The purpose of this blog is to simulate the mindset of a data scientist as he/she approaches a data driven problem.I will do this by attempting to introduce who I am with a psycho philosophical twist.
Hopefully, by the end of this blog, I will come to some sort of meaningful conclusion of what I know about myself, and why I chose the glorious field of data science.
Who am i?
Well that’s easy, I am a combination of a consciousness and a collective unconsciousness. (start broad before you narrow down)
As sufficient as I think that answer is, its satisfaction would be on the same scale as saying “Hi I am Paul!” which is not enough. So let’s revisit the question…
Who am I?
I don’t know… I can only really be defined as what I tell you right now until you set the variable Paul equal to something.
So to me the variable Paul is equal to:
I am much of what I’m not, and less of what I am. External, untracked factors make up more of me and my decisions than my perception of myself.
So the next step is to define what I am.
To define what I am, I will use the famous quote from philosopher Rene Descartes “cogito, ergo sum.” I think, therefore I am. So, does that make my conscious thoughts me? Even if they are only a small portion of my entirety?
Well since I can’t be, without thinking, and I have to think to act (for the most part). I guess we can also define part of my actions as what I am.
So going by these boundaries, I am a nomadic tax accountant. Born in England and raised in America. Is that a bit better?
A data scientist is always asking questions skeptically and building on those questions until he can turn something vague or unknown into something a little more known.
Why did I choose data science?
The short answer is: I hate accounting, I hate taxes, and I consider data science more of an art than a science.
The long answer is: I subscribe heavily to the taoistic philosophy of yin yang; order and chaos. I see parallels of this concept in both data science and tax accounting.
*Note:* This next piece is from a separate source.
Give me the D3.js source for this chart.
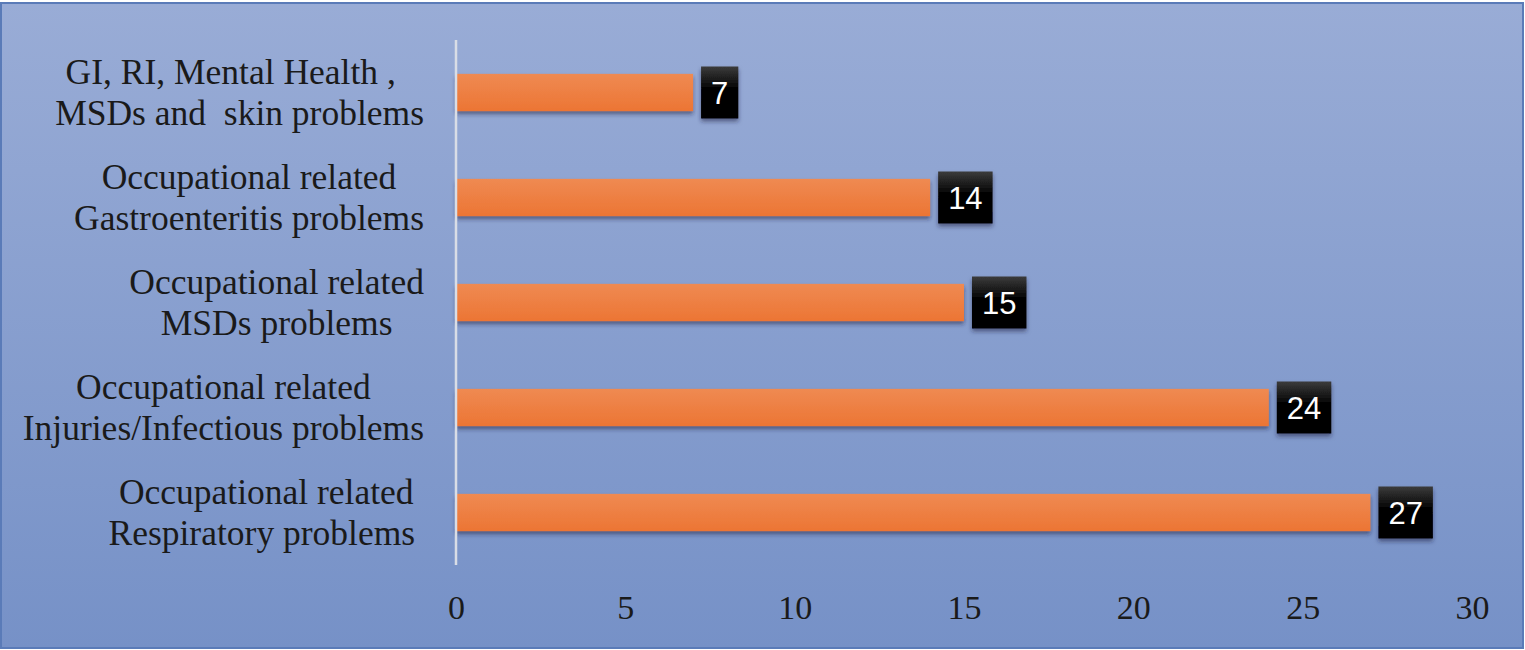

What is order? (define parameters)
Order is bordered; nothing can come in, and nothing can go out. It’s limited, it’s known, it’s the accepted, it fears creation because creation is not orderly. Even if you tried to define creation in order as slight rearrangements of that order, you can’t because order doesn’t allow itself to be rearranged.
Metaphorically, It’s a closed guarded tap hovering over a sink that already contains water.
Order tyrannises chaos.
The financial industry is very orderly without much room to deviate or create. I didn’t like this.
What is chaos?
Chaos is creation, it’s new, its life, its death, it’s uncertainty, it’s border-less, and it’s formless. Metaphorically speaking, it’s the unlimited flow of water from an unguarded open tap. Everything that’s not who I am, or what i think i know, is chaos.
Chaos oppresses order.
Chaos is unknown, unstructured data. That’s why I said I am much of what I am not, and less of what I am. Beyond the boundaries of my consciousness, the continuation of myself, that is expressed beyond myself, is hard to keep up with. I am data… whether I track myself or not.
I was a tax accountant, I played by the rules given to me by the IRS every year and never went beyond those borders. There is not much creation in accounting (unless you worked for Enron back in 98).
Data science is taking elements of chaos and funnelling it through a pipeline( parameters of which we define) to make sense of it. It’s essentially having one foot in order and one foot in chaos. The main tool it uses to funnel this chaos is the scientific method. The scientific method acts as an efficient open/closed looped workflow. Observe, hypothesise, collect, analyse, accept or reject.
Chaos is the data, everything mapped about us. From our decisions, to our interactions, to what we will eat for breakfast tomorrow.
Metaphorically speaking, a data scientist acts as a sink that collects the water from that unguarded tap of chaos.
Orderly chaos is data science.
I consider data science as more of an art because in order to create something new, or derive meaning from unknown, we need to take the unstructured or unknown, and structure it in a way that results in a “hopefully” meaningful conclusion.
The famed psycho-analyst Carl Jung said it best when he said:
“The creation of something new is not accomplished by the intellect but by the play instinct acting from inner necessity. The creative mind plays with the objects it loves.” — Carl Jung
I enjoy playing with data and trying to make sense of its chaotic nature.
What do I hope to get out of data science?
I hope to use data science in a way to study human behaviour more deeply and find ways to model this behaviour so that I can help society solve socio economical problems.
I am interested in organisations like Data Kind and their approach to data science for humanitarian good.
As far as industries go, I am still in search of one that will peak my interests and stimulate my inner playful child.